Arrays are one type of data sequence. In most programming languages they have fixed length and all of the items in the sequence have the same type. This means that each of the items in the sequence are coded in the same way. Strings, for example, are arrays of characters. The items are usually distinguished by an integer called an index.

The other type of sequence goes by different names in different programming languages: records, structs, and objects. Whatever they are called, they can contain data items with different types (encodings). The items are usually given different names. The coding of a machine instruction can be viewed as a struct with one data item specifying the operation to be performed and others specifying the data that that will be used in the operation and where the result should be put.

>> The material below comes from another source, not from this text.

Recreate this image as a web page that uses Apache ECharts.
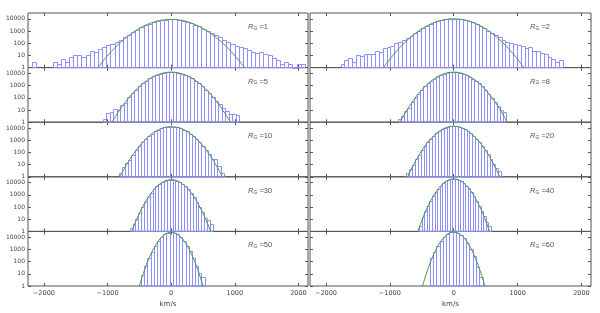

Arrays and record, structs, or objects are coded by concatenating the codes for their data items to from a longer string of bits. Part of the reason for having types in programming languages is to ensure that machine code generated by a compiler is able to access components of structured data and use the appropriate coding for the components.

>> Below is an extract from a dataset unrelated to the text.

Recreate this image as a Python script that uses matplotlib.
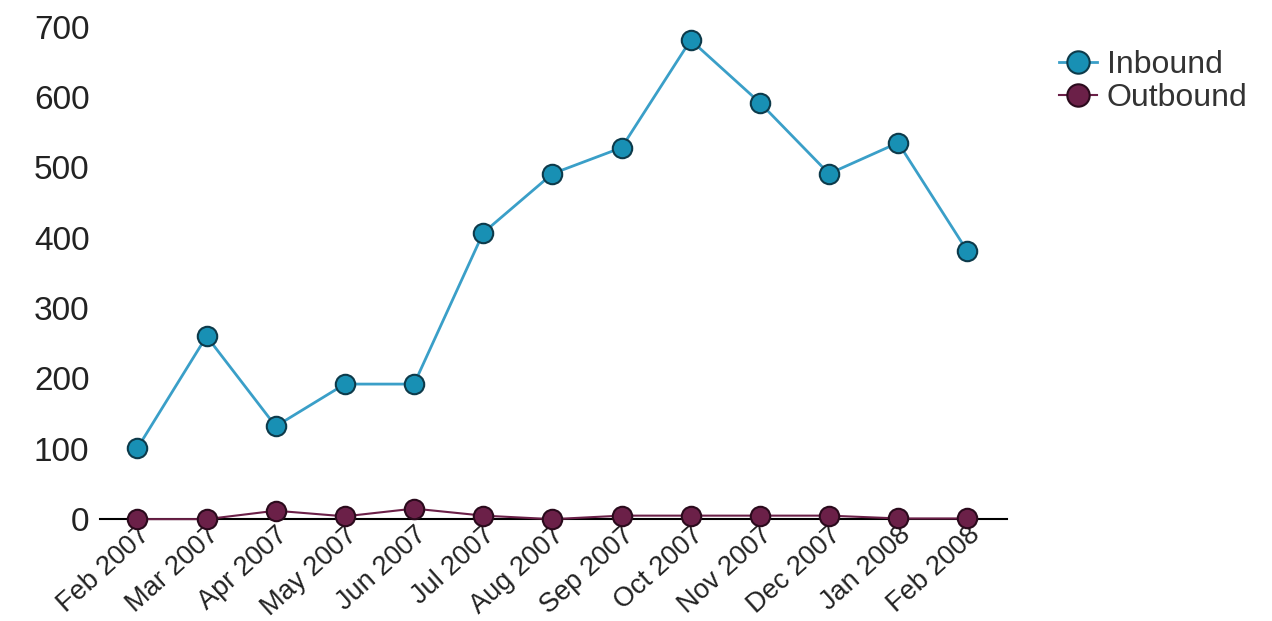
import matplotlib.pyplot as plt

months = ["Feb 2007", "Mar 2007", "Apr 2007", "May 2007", "Jun 2007", "Jul 2007",
          "Aug 2007", "Sep 2007", "Oct 2007", "Nov 2007", "Dec 2007", "Jan 2008", "Feb 2008"]
inbound = [101, 260, 132, 192, 192, 407, 491, 528, 681, 592, 491, 535, 381]
outbound = [0, 0, 12, 4, 15, 5, 0, 5, 5, 5, 5, 1, 1]
yticks = [0, 100, 200, 300, 400, 500, 600, 700]

plt.rcParams['font.family'] = ['Liberation Sans', 'DejaVu Sans']

fig = plt.figure(figsize=(12.72, 6.21), dpi=100)
ax = fig.add_axes([0.079, 0.164, 0.713, 0.793])

x = list(range(len(months)))
ax.plot(x, inbound, '-o', color='#3a9fc8', lw=2, ms=14, mfc='#1890b4',
        mec='#0d3a4a', mew=1.5, label='Inbound', clip_on=False, zorder=3)
ax.plot(x, outbound, '-o', color='#6b2048', lw=1.5, ms=14, mfc='#6b2048',
        mec='#2a0a1c', mew=1.5, label='Outbound', clip_on=False, zorder=3)

ax.set_xlim(-0.534, 12.58)
ax.set_ylim(0, 700)
ax.set_yticks(yticks)
ax.set_xticks(x)
ax.set_xticklabels(months, rotation=42, ha='right', rotation_mode='anchor')
ax.tick_params(axis='y', length=0, labelsize=24, colors='#222222', pad=8)
ax.tick_params(axis='x', length=0, labelsize=19.5, colors='#222222', pad=2)

for s in ['top', 'right', 'left']:
    ax.spines[s].set_visible(False)
ax.spines['bottom'].set_color('black')
ax.spines['bottom'].set_linewidth(1.5)

leg = fig.legend(loc='upper left', bbox_to_anchor=(0.82, 0.945), frameon=False,
                 fontsize=23, handlelength=1.2, handletextpad=0.3, labelspacing=0.1,
                 borderpad=0, markerscale=1.15)
for t in leg.get_texts():
    t.set_color('#333333')

plt.savefig('out.png', dpi=100)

Without communication, encoding data is of little use. At the very least, a computer need to be able to communicate with humans who are using the computer.

Communication requires agreement on a language - a scheme for encoding data. But a language, by itself, is not enough to deal with all of the problems of communication.

Communication is characterized by a back-and-forth exchange of information between two or more parties. It is interactive in the sense that the information exchanged later in the communication may be dependent on information exchanged earlier. Hopefully, the answer given by a student in response to an instructor's question depends on the content of the question.

A protocol is a set of rules for dealing with additional problems arising in communication. A protocol may need to deal with the following issues:

How does one party respond to information sent by another party?
What happens if information is lost or garbled?
If several parties are sharing a communication channel, how do they determine who gets to use it next?